▶ **GIVEN REQUEST**: Can you write out every line from the start of the records below through the line containing "W, H = 762, 1676", leaving out any pictures?

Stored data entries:
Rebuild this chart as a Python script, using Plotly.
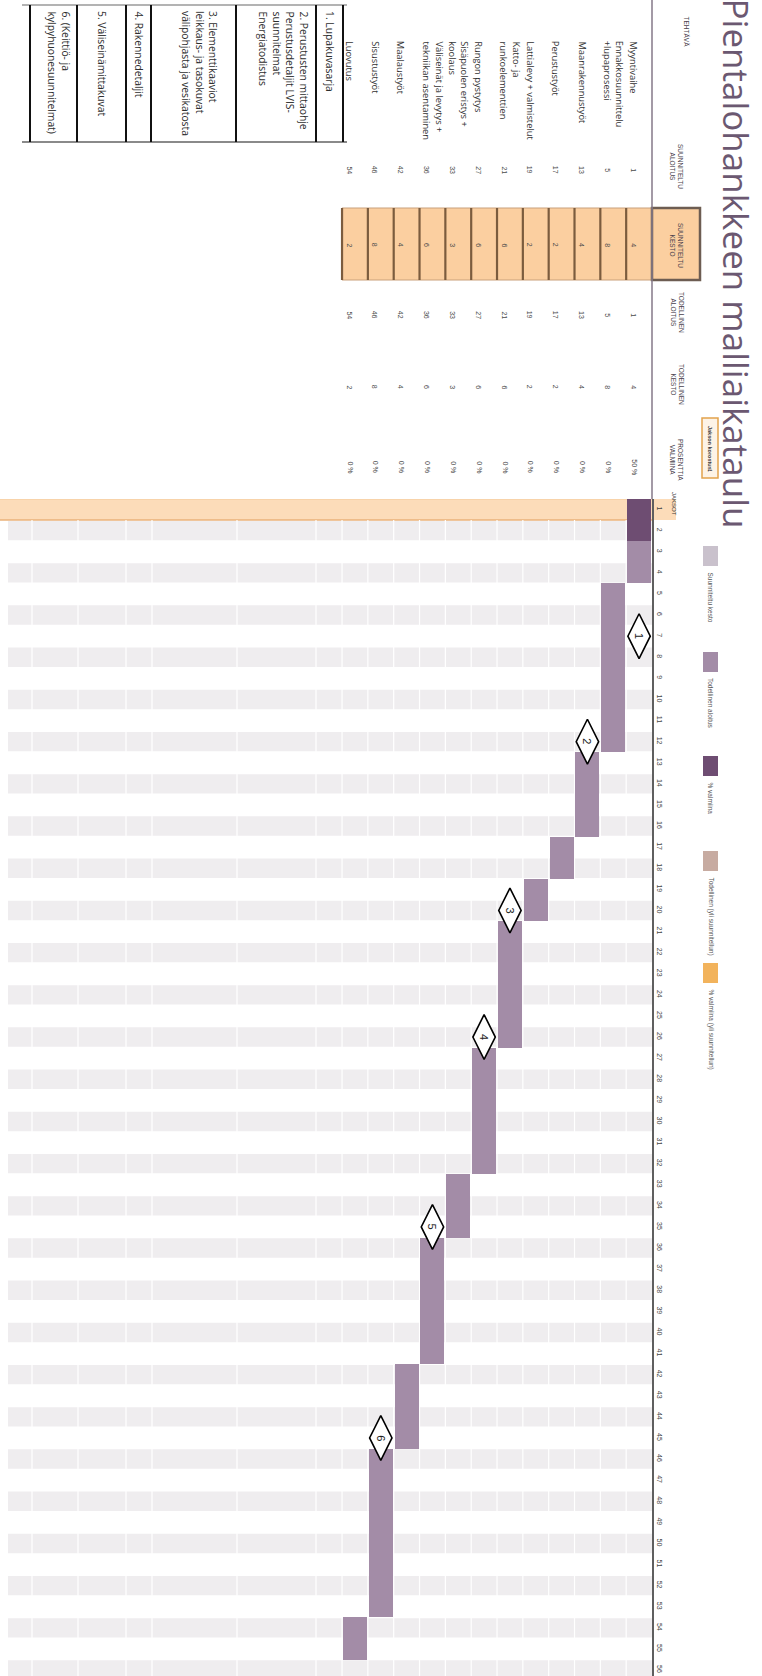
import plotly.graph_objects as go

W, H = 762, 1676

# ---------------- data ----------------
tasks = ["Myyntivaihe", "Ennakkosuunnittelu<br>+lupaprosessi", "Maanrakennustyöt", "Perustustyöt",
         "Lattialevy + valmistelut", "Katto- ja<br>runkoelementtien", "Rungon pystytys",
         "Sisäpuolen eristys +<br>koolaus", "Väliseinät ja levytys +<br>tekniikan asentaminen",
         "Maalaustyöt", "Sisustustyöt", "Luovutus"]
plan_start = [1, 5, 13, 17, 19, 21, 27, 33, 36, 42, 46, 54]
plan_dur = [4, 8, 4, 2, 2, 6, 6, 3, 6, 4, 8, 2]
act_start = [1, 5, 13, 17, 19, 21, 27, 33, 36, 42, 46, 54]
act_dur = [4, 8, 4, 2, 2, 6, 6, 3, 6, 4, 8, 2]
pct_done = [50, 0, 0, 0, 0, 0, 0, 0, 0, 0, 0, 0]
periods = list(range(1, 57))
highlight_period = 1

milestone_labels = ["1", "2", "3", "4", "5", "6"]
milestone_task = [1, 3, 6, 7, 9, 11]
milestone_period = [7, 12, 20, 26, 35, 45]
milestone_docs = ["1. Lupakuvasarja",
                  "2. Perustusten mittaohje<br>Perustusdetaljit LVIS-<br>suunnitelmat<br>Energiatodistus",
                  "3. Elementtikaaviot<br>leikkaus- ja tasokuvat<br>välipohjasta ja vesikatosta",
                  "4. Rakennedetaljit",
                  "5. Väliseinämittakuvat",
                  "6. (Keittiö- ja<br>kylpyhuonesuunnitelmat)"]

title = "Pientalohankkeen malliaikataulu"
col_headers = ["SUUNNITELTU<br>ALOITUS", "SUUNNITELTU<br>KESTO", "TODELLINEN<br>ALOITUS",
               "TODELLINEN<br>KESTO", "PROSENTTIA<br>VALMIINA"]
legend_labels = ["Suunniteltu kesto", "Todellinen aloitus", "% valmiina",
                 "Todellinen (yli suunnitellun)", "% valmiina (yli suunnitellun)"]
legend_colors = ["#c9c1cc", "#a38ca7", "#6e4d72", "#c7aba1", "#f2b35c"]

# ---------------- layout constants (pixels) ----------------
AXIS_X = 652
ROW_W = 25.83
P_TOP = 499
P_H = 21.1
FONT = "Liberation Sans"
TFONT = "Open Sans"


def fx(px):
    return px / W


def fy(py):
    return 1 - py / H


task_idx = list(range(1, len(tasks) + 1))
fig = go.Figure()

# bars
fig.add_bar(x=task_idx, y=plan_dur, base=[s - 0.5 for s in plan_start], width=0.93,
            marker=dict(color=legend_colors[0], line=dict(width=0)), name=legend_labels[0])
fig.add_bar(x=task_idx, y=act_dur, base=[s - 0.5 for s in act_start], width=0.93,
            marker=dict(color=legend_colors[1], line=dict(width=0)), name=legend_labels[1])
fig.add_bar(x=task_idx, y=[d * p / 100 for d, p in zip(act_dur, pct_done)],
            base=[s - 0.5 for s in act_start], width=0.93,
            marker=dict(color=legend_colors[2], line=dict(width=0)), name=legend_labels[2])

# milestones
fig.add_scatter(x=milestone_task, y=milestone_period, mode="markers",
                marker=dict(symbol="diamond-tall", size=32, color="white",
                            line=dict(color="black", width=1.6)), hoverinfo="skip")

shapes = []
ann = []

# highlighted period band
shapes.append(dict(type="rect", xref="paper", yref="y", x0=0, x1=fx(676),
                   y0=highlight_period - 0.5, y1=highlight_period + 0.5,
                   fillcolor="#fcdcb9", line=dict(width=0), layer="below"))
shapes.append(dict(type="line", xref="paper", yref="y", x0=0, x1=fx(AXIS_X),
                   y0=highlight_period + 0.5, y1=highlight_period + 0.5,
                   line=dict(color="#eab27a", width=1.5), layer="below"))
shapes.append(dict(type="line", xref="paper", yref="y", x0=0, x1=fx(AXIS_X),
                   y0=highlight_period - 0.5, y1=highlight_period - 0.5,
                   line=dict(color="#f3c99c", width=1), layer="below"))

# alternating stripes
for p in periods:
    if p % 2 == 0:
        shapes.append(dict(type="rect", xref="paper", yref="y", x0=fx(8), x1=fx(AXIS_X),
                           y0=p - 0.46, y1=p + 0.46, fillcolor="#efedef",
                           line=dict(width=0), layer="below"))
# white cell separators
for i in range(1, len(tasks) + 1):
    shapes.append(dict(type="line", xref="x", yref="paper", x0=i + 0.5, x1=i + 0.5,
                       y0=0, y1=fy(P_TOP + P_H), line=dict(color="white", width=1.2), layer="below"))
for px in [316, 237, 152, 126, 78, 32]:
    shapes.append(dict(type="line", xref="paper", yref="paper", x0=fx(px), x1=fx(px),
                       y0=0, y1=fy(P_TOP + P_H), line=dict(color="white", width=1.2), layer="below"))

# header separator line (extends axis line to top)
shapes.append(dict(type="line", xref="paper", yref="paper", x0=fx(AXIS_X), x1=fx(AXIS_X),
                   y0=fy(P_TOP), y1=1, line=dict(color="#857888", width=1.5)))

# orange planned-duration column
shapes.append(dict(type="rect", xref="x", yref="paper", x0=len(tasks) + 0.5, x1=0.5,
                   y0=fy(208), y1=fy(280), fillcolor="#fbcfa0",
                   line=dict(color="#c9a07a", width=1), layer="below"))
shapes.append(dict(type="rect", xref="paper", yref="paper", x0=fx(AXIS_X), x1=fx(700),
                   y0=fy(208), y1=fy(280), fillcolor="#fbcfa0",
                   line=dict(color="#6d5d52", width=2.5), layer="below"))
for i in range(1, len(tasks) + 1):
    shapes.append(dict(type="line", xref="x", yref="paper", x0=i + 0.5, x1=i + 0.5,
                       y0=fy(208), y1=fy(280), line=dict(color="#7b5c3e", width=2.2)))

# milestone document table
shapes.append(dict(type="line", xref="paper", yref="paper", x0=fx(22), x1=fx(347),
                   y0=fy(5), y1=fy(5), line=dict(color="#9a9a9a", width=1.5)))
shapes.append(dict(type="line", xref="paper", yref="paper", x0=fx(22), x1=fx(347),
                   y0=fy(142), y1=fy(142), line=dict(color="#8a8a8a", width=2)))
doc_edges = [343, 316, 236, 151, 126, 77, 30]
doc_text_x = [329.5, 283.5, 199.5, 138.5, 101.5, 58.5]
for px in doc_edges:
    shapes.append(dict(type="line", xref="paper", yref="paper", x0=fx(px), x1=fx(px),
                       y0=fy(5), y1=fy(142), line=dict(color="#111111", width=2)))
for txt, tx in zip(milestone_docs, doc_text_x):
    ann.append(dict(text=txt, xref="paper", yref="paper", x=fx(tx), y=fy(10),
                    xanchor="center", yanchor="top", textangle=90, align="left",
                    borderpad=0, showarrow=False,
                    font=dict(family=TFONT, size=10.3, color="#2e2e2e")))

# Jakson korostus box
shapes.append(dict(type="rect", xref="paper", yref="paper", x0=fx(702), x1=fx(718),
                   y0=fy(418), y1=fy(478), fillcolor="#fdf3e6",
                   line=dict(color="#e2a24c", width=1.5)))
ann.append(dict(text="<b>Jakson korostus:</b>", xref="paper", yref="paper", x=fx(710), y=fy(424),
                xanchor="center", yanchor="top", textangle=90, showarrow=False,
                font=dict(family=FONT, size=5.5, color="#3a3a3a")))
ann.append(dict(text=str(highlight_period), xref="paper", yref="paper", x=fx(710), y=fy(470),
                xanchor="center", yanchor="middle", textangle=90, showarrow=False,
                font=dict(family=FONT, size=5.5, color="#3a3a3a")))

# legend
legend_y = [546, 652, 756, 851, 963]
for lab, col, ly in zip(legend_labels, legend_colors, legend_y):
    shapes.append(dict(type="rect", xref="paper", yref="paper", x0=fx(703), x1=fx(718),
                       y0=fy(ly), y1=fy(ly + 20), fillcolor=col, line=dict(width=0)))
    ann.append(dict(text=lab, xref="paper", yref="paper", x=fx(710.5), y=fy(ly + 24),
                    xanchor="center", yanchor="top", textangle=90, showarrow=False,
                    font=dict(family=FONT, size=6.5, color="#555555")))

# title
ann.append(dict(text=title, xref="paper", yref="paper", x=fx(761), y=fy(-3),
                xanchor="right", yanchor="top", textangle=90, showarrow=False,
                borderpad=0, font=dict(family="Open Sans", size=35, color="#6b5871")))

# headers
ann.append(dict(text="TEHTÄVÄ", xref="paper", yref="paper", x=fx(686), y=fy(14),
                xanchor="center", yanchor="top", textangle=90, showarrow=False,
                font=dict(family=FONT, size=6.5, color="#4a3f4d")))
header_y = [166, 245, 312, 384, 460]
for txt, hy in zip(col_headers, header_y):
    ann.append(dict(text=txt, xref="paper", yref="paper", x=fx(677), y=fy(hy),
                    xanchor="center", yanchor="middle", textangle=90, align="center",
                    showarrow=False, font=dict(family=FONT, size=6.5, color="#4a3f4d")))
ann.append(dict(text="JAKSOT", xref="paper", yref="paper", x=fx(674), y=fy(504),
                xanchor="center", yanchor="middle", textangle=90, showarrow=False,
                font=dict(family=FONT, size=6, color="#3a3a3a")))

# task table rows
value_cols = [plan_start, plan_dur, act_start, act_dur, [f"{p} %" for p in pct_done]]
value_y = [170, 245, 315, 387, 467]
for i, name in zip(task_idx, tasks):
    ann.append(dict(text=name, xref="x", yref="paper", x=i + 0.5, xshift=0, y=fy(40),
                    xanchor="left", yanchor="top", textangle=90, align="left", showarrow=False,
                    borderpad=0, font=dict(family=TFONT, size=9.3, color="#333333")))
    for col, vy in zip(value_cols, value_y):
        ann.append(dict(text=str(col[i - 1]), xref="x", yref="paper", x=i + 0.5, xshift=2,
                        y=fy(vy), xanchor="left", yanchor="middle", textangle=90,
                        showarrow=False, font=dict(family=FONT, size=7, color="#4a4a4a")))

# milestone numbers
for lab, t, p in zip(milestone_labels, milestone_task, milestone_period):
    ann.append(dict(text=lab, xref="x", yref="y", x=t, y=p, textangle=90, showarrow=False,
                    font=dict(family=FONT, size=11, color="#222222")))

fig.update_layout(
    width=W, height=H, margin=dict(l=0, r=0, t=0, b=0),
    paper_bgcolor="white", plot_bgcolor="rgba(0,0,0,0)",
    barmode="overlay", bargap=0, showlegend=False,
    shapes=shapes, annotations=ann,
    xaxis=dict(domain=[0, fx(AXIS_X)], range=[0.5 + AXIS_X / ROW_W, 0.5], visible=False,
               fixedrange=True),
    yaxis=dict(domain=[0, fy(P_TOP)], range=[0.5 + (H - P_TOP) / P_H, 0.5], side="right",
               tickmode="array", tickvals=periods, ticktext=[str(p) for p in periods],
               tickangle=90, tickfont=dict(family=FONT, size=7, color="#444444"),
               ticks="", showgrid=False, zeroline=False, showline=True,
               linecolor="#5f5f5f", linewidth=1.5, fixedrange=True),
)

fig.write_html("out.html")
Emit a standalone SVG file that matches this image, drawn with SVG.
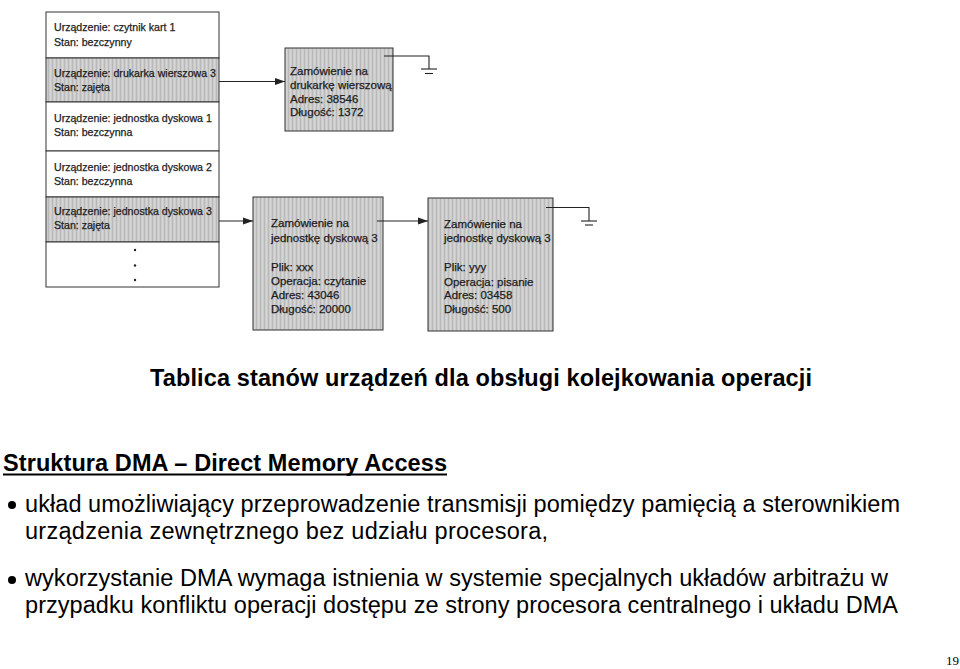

▶ **OUTPUT FOR THIS TASK**:
Rebuild this chart as a Python script, using Plotly.
import plotly.graph_objects as go

W, H = 762, 1676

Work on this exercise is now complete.